À noite, em uma conversa despretensiosa, meu marido disse: Por que a melodia da Passagem do Ano diz Feliz Ano Novo? Devia ser Feliz Ano Velho, porque batalhas foram vencidas, obstáculos ultrapassados e estamos vivos.
Achei interessante a observação, mas contestei: é uma mensagem de esperança, de crença nos outros doze meses que virão. O ser humano é um Sísifo redivivo, renitente. Como o semideus, leva a pedra até o cume da sua montanha e quando ela rola, ele recomeça a eterna subida. Feliz Ano Novo é acreditar que dias melhores virão, sonhos serão realizados, batalhas vencidas.
Enquanto o Ano Novo é uma criança rósea, bela de destino desconhecido, o Velho Ano que passou, é sofrido, alquebrado. Os cabelos brancos e as rugas do rosto até aguentaríamos, mas miraculosamente, a esperança renasce do pântano dos fracassos e tudo recomeça.
Tenho um enorme respeito por todo ser humano que luta sempre, apesar dos fracassos, das perdas. Quando a morte nos visita e leva um ser amado, de início tem-se a sensação de que a vida jamais será a mesma. Mas o tempo é um antídoto mágico e após alguns meses (às vezes anos), a esperança surge com seu abraço generoso.
Já escrevi sobre o Depósito dos Sonhos Falidos. Os sonhos frustrados na vida a fora, não morrem. Eles nos visitam nas noites insones, nos pesadelos amargos. Freud, inteligentemente descobriu até o local que batizou de ID, ou inconsciente. É meio assustador que às vezes nós o visitemos: ele vai-se formando desde nosso nascimento. Lá ficam as derrotas, os medos, as cicatrizes provocadas pelas feridas da vida. O que Freud deveria ter explicitado melhor é a grandeza de nosso eterno recomeaçar. O homem é uma Fênix que renasce de suas cinzas sempiternamente. Assim, na realidade, cada ser humano é um herói porque a esperança é sua companheira.

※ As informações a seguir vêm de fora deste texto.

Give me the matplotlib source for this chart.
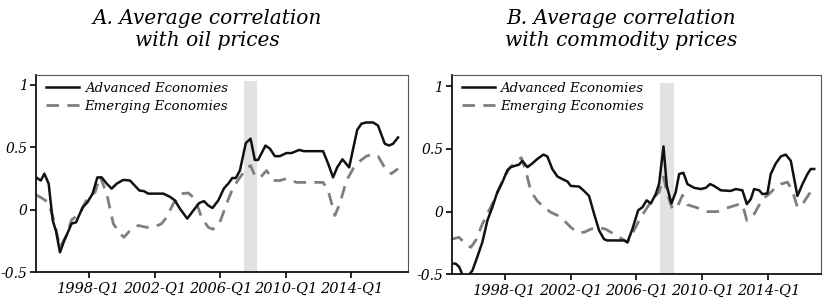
import matplotlib
matplotlib.use("Agg")
import matplotlib.pyplot as plt

plt.rcParams['font.family'] = ['DejaVu Serif']
plt.rcParams['font.style'] = 'italic'

# Panel A: average correlation with oil prices
oil_adv_t = [1994.77, 1995.06, 1995.28, 1995.54, 1995.79, 1995.99, 1996.23, 1996.48, 1996.94, 1997.21,
             1997.61, 1997.90, 1998.22, 1998.51, 1998.77, 1999.08, 1999.38, 1999.69, 2000.09, 2000.50,
             2001.07, 2001.35, 2001.61, 2002.53, 2002.93, 2003.24, 2003.54, 2003.99, 2004.36, 2004.72,
             2005.01, 2005.27, 2005.53, 2005.88, 2006.22, 2006.55, 2006.73, 2006.95, 2007.20, 2007.56,
             2007.85, 2008.11, 2008.31, 2008.76, 2009.03, 2009.33, 2009.63, 2010.04, 2010.35, 2010.81,
             2011.10, 2011.46, 2012.27, 2012.58, 2012.88, 2013.13, 2013.45, 2013.86, 2014.35, 2014.61,
             2014.91, 2015.32, 2015.62, 2016.03, 2016.29, 2016.54, 2016.84]
oil_adv = [0.26, 0.235, 0.29, 0.21, -0.085, -0.17, -0.34, -0.25, -0.11, -0.10,
           0.02, 0.06, 0.13, 0.26, 0.26, 0.21, 0.17, 0.21, 0.24, 0.235,
           0.155, 0.15, 0.13, 0.13, 0.105, 0.075, 0.01, -0.07, -0.005, 0.055,
           0.07, 0.035, 0.015, 0.075, 0.17, 0.22, 0.255, 0.255, 0.315, 0.535,
           0.57, 0.40, 0.40, 0.515, 0.49, 0.43, 0.43, 0.455, 0.455, 0.48,
           0.47, 0.47, 0.47, 0.37, 0.26, 0.34, 0.405, 0.34, 0.64, 0.69,
           0.70, 0.70, 0.675, 0.53, 0.515, 0.53, 0.58]

oil_em_t = [1994.77, 1995.12, 1995.52, 1995.83, 1996.23, 1996.64, 1996.94, 1997.45, 1997.96, 1998.37,
            1998.67, 1999.08, 1999.48, 1999.89, 2000.13, 2000.50, 2001.01, 2001.51, 2002.02, 2002.43,
            2002.73, 2003.14, 2003.64, 2004.05, 2004.46, 2004.86, 2005.27, 2005.57, 2005.98, 2006.39,
            2006.79, 2007.20, 2007.60, 2007.85, 2008.11, 2008.42, 2008.82, 2009.23, 2009.63, 2010.04,
            2010.65, 2011.46, 2012.27, 2012.58, 2012.99, 2013.29, 2013.70, 2014.10, 2014.51, 2014.91,
            2015.28, 2015.62, 2016.13, 2016.44, 2016.84]
oil_em = [0.12, 0.095, 0.06, -0.07, -0.30, -0.20, -0.08, -0.03, 0.11, 0.14,
          0.27, 0.13, -0.11, -0.19, -0.22, -0.165, -0.125, -0.14, -0.135, -0.11,
          -0.06, 0.05, 0.13, 0.135, 0.09, -0.06, -0.14, -0.155, -0.10, 0.05,
          0.18, 0.26, 0.33, 0.355, 0.275, 0.255, 0.315, 0.235, 0.235, 0.25,
          0.22, 0.22, 0.22, 0.155, -0.045, 0.05, 0.235, 0.33, 0.39, 0.43,
          0.445, 0.43, 0.315, 0.29, 0.33]

# Panel B: average correlation with commodity prices
com_adv_t = [1994.78, 1995.02, 1995.23, 1995.49, 1995.73, 1996.04, 1996.34, 1996.64, 1996.95, 1997.25,
             1997.55, 1997.86, 1998.16, 1998.36, 1998.87, 1999.07, 1999.38, 1999.68, 1999.98, 2000.35,
             2000.59, 2000.89, 2001.20, 2001.50, 2001.81, 2002.01, 2002.51, 2002.82, 2003.12, 2003.43,
             2003.73, 2004.03, 2004.23, 2005.25, 2005.45, 2005.75, 2006.10, 2006.36, 2006.62, 2006.87,
             2007.17, 2007.37, 2007.64, 2007.84, 2008.12, 2008.38, 2008.59, 2008.85, 2009.09, 2009.50,
             2009.90, 2010.21, 2010.47, 2010.71, 2011.12, 2011.72, 2012.03, 2012.43, 2012.70, 2012.94,
             2013.14, 2013.45, 2013.65, 2013.95, 2014.15, 2014.46, 2014.76, 2015.06, 2015.37, 2015.77,
             2016.08, 2016.38, 2016.58, 2016.79]
com_adv = [-0.415, -0.415, -0.44, -0.52, -0.52, -0.47, -0.36, -0.245, -0.07, 0.035,
           0.155, 0.235, 0.33, 0.355, 0.375, 0.405, 0.355, 0.385, 0.42, 0.455,
           0.44, 0.34, 0.28, 0.26, 0.24, 0.205, 0.20, 0.165, 0.125, -0.02,
           -0.15, -0.22, -0.23, -0.23, -0.245, -0.14, 0.01, 0.035, 0.09, 0.065,
           0.14, 0.22, 0.52, 0.205, 0.065, 0.155, 0.30, 0.31, 0.22, 0.19,
           0.18, 0.19, 0.22, 0.205, 0.17, 0.165, 0.18, 0.17, 0.06, 0.10,
           0.18, 0.17, 0.14, 0.145, 0.30, 0.385, 0.44, 0.455, 0.405, 0.125,
           0.22, 0.30, 0.34, 0.34]

com_em_t = [1994.78, 1995.23, 1995.63, 1995.94, 1996.24, 1996.64, 1997.05, 1997.45, 1997.86, 1998.26,
            1998.67, 1999.01, 1999.28, 1999.58, 1999.98, 2000.39, 2000.79, 2001.20, 2001.60, 2002.01,
            2002.41, 2002.82, 2003.22, 2003.63, 2004.13, 2004.64, 2005.15, 2005.45, 2005.85, 2006.26,
            2006.66, 2007.07, 2007.37, 2007.64, 2007.88, 2008.18, 2008.49, 2008.79, 2009.09, 2009.70,
            2010.31, 2010.91, 2011.52, 2012.13, 2012.43, 2012.70, 2013.14, 2013.65, 2014.05, 2014.46,
            2014.76, 2015.17, 2015.47, 2015.77, 2016.08, 2016.48, 2016.68]
com_em = [-0.22, -0.205, -0.26, -0.285, -0.23, -0.10, 0.01, 0.115, 0.245, 0.34,
          0.40, 0.43, 0.325, 0.165, 0.085, 0.035, -0.005, -0.03, -0.07, -0.125,
          -0.165, -0.165, -0.14, -0.125, -0.14, -0.18, -0.22, -0.245, -0.15, -0.045,
          0.035, 0.115, 0.155, 0.275, 0.14, 0.02, 0.04, 0.13, 0.055, 0.03,
          0.00, 0.00, 0.03, 0.055, 0.06, -0.07, -0.02, 0.10, 0.14, 0.195,
          0.22, 0.235, 0.165, 0.035, 0.06, 0.14, 0.18]

tick_years = [1998, 2002, 2006, 2010, 2014]
tick_labels = ["1998-Q1", "2002-Q1", "2006-Q1", "2010-Q1", "2014-Q1"]
crisis = (2007.45, 2008.25)

titles = ["A. Average correlation\nwith oil prices",
          "B. Average correlation\nwith commodity prices"]

fig = plt.figure(figsize=(8.28, 3.05), dpi=100)
ax_a = fig.add_axes([0.0435, 0.1072, 0.4493, 0.6469])
ax_b = fig.add_axes([0.5455, 0.1007, 0.4460, 0.6534])

panels = [
    (ax_a, oil_adv_t, oil_adv, oil_em_t, oil_em, (1994.77, 2017.45), 1.08),
    (ax_b, com_adv_t, com_adv, com_em_t, com_em, (1994.78, 2017.20), 1.09),
]

for ax, at, av, et, ev, xl, ytop in panels:
    ax.fill_between(crisis, -0.5, 1.03, color="#e2e2e5", lw=0, zorder=0)
    ax.plot(et, ev, color="#7f7f7f", lw=2.0, dashes=(4.5, 3), label="Emerging Economies", zorder=2)
    ax.plot(at, av, color="#111111", lw=1.8, label="Advanced Economies", zorder=3)
    ax.set_xlim(*xl)
    ax.set_ylim(-0.5, ytop)
    ax.set_yticks([-0.5, 0, 0.5, 1])
    ax.set_yticklabels(["-0.5", "0", "0.5", "1"])
    ax.set_xticks(tick_years)
    ax.set_xticklabels(tick_labels)
    ax.tick_params(axis="both", direction="out", length=4, width=1.2, pad=3)
    ax.tick_params(axis="x", labelsize=10.5)
    ax.tick_params(axis="y", labelsize=10, pad=2)
    for s in ["left", "bottom"]:
        ax.spines[s].set_linewidth(1.3)
        ax.spines[s].set_color("#111111")
    for s in ["top", "right"]:
        ax.spines[s].set_linewidth(0.8)
        ax.spines[s].set_color("#555555")
    h, l = ax.get_legend_handles_labels()
    ax.legend(h[::-1], l[::-1], loc="upper left", bbox_to_anchor=(0.028, 0.965),
              frameon=False, fontsize=9.5, handlelength=2.5, handletextpad=0.4,
              labelspacing=0.35, borderpad=0, borderaxespad=0)

fig.text(207 / 828, 1 - 9 / 305, titles[0], ha="center", va="top", fontsize=14.5, linespacing=1.2)
fig.text(621 / 828, 1 - 9 / 305, titles[1], ha="center", va="top", fontsize=14.5, linespacing=1.2)

fig.savefig("out.png", dpi=100)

Não há coisa mais bela que ver um ser humano infeliz até às fezes, como disse o grande Carlos Drummond, magoado, arrasado por uma grande derrota, uma enorme perda e de repente, ele se ergue com suas feridas, suas mágoas e, como um herói, recomeça a sonhar, a acreditar em si próprio.
Voltando à tese inicial, deveria ser realmente feliz Ano Velho, quando cada ser humano venceu todas as etapas, sanou as feridas da alma, amainou as mais trágicas dores. Co-mo em uma grande corrida, o homem recomeçará tudo, alimentado pela ideia da felicidade que parecia tê-lo abandonado.